There was one day several weeks ago when I was particularly glad this month’s Advocate wasn’t arriving on your doorstep. You probably know which day I’m talking about.

O.J. was finding out some bleak news about his financial future, Darlie Routier was learning that her future involves plenty of steel and cement, and Bill Clinton was waiting – probably somewhat impatiently – to tell us his vision of our country’s future.

I don’t know about you and your family, but O.J.’s plight doesn’t have much of an impact on my daily life. And although I’ve been to Rowlett, the Routiers didn’t invite me over for dinner. (It’s probably just as well, I guess.) And all of the stuff going on in Washington seems pretty far away to me.

But still, it just didn’t seem as if an Advocate cover story about a neighborhood woman who dedicates much of her free time to beautifying our neighborhood would have received much attention that day.

Not that what Karen McCracken’s doing isn’t important. It’s just not, you know, “Important.”

Of course, you probably didn’t know that McCracken has donated more than $20,000 – the sum of her earnings from recycling companies grateful that she keeps those ubiquitous bins neat and orderly – to a neighborhood garden club.

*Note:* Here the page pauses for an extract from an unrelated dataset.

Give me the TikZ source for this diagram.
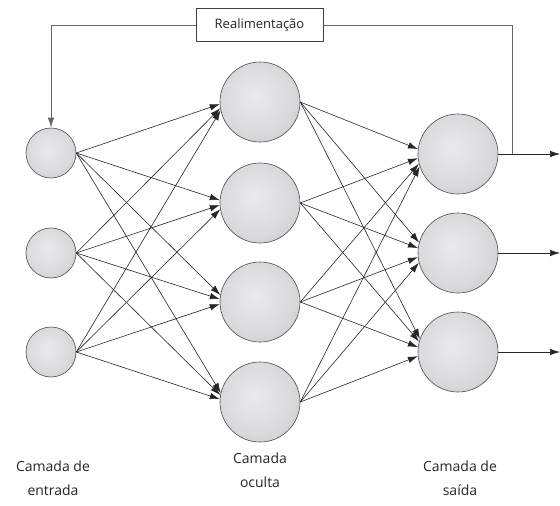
\documentclass[tikz,border=0pt]{standalone}
\usepackage{fontspec}
\setmainfont{Open Sans}
\usetikzlibrary{arrows.meta,calc}
\definecolor{shadeA}{HTML}{EAEAEC}
\definecolor{shadeB}{HTML}{DADADC}
\definecolor{shadeC}{HTML}{B4B4B6}
\pgfdeclareradialshading{nodeshade}{\pgfpoint{-4bp}{4bp}}{color(0bp)=(shadeA); color(22bp)=(shadeB); color(50bp)=(shadeC)}
\tikzset{
  neuronS/.style={circle, draw=black!70, line width=0.6pt, shading=nodeshade, minimum size=50pt, inner sep=0pt},
  neuronL/.style={circle, draw=black!70, line width=0.6pt, shading=nodeshade, minimum size=80pt, inner sep=0pt},
  edge/.style={draw=black!85, line width=0.6pt, -{Latex[length=10pt,width=6.5pt]}},
  fb/.style={draw=black!60, line width=1pt},
  lbl/.style={font=\fontsize{14}{24}\selectfont, align=center, text=black!85},
}
\begin{document}
\begin{tikzpicture}[x=1pt,y=-1pt]
\useasboundingbox[fill=white] (0,0) rectangle (560,506);
% input layer
\node[neuronS] (i1) at (51,153) {};
\node[neuronS] (i2) at (51,253) {};
\node[neuronS] (i3) at (51,352) {};
% hidden layer
\node[neuronL] (h1) at (260,102) {};
\node[neuronL] (h2) at (260,203) {};
\node[neuronL] (h3) at (260,302) {};
\node[neuronL] (h4) at (260,402) {};
% output layer
\node[neuronL] (o1) at (458,154) {};
\node[neuronL] (o2) at (458,253) {};
\node[neuronL] (o3) at (458,352) {};
% connections
\foreach \i in {1,2,3}{
  \foreach \h in {1,2,3,4}{
    \draw[edge] let \p1=(i\i.east), \p2=(h\h.west), \n1={atan2(\y2-\y1,\x2-\x1)}, \n2={180+0.2*\n1} in (\p1) -- (h\h.\n2);
  }
}
\foreach \h in {1,2,3,4}{
  \foreach \o in {1,2,3}{
    \draw[edge] let \p1=(h\h.east), \p2=(o\o.west), \n1={atan2(\y2-\y1,\x2-\x1)}, \n2={180+0.28*\n1} in (\p1) -- (o\o.\n2);
  }
}
% outputs
\coordinate (out1) at (560,154);
\coordinate (out2) at (560,253);
\coordinate (out3) at (560,352);
\draw[edge] (o1.east) -- (out1);
\draw[edge] (o2.east) -- (out2);
\draw[edge] (o3.east) -- (out3);
% feedback
\node[draw=black!75, line width=0.6pt, fill=white, minimum width=127pt, minimum height=33pt, inner sep=0pt, font=\fontsize{13}{15}\selectfont, text=black!85] (fbbox) at (259.5,25) {Realimentação};
\coordinate (fbr) at (512,154);
\coordinate (fbrt) at (512,25);
\coordinate (fblt) at (51,25);
\draw[fb] (fbr) -- (fbrt) -- (fbbox.east);
\draw[fb, -{Latex[length=10pt,width=6.5pt]}] (fbbox.west) -- (fblt) -- (i1.north);
% labels
\node[lbl] (l1) at (53,478) {Camada de\\entrada};
\node[lbl] (l2) at (260,470) {Camada\\oculta};
\node[lbl] (l3) at (460,478) {Camada de\\saída};
\end{tikzpicture}
\end{document}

Or that this garden club has used that $20,000 to buy and plant thousands of trees and shrubs on our street corners and medians.

And you probably didn’t know that McCracken and a friend spend a lot of time on their knees, painstakingly planting and nurturing these new trees and shrubs so that they grow strong and beautiful in our neighborhood.

Her volunteer efforts stand out among so many others for a simple reason: She is making our life and our neighborhood better, simply because she wants to.

Now that’s what I call “Important.”

Take A Bow, Channel 5

It’s a cardinal rule here at the Advocate: Everything we write about must have something to do with our neighborhood and its residents.

But as publisher, I have some say in setting the rules around here, and I’m going to break that rule, however briefly, with my column this month.

I’d like to be among the many people thanking Channel 5 for deciding not to air that made-for-TV movie about the former military cadets who confessed to killing a Mansfield teenager.

Unless you’ve been too engrossed with O.J. to pay attention to the rest of the world, you know what I’m talking about: It’s the sad story about the shattered lives of three young people and their families.

One night last month, prior to Channel 5’s courageous decision not to run the movie, a teaser showed what we could expect. I was startled to see how much the actors resemble the real-life participants in this soap opera.

And I couldn’t help but think, guilty or innocent and dead or alive, how painful it would be for the families and friends of those involved to relive the entire story in the breathless, dramatic interpretation of a few TV scriptwriters.

Make no mistake: Channel 5 cost itself some money by not airing the show, because as much as I hate to admit it, I would probably have tuned in.

But Channel 5’s general manager Doug Adams said it best:

“When you come right down to it, how does something make you feel as a human being,” Adams told the Morning News.

“How does it make you feel in your heart and your gut?… This could make a difference in the newscast ratings, but we’re not in this for a single night or a single ratings book.

“I grew up here, I live here. This is my community. A short-term impact in the ratings doesn’t matter in comparison to that.”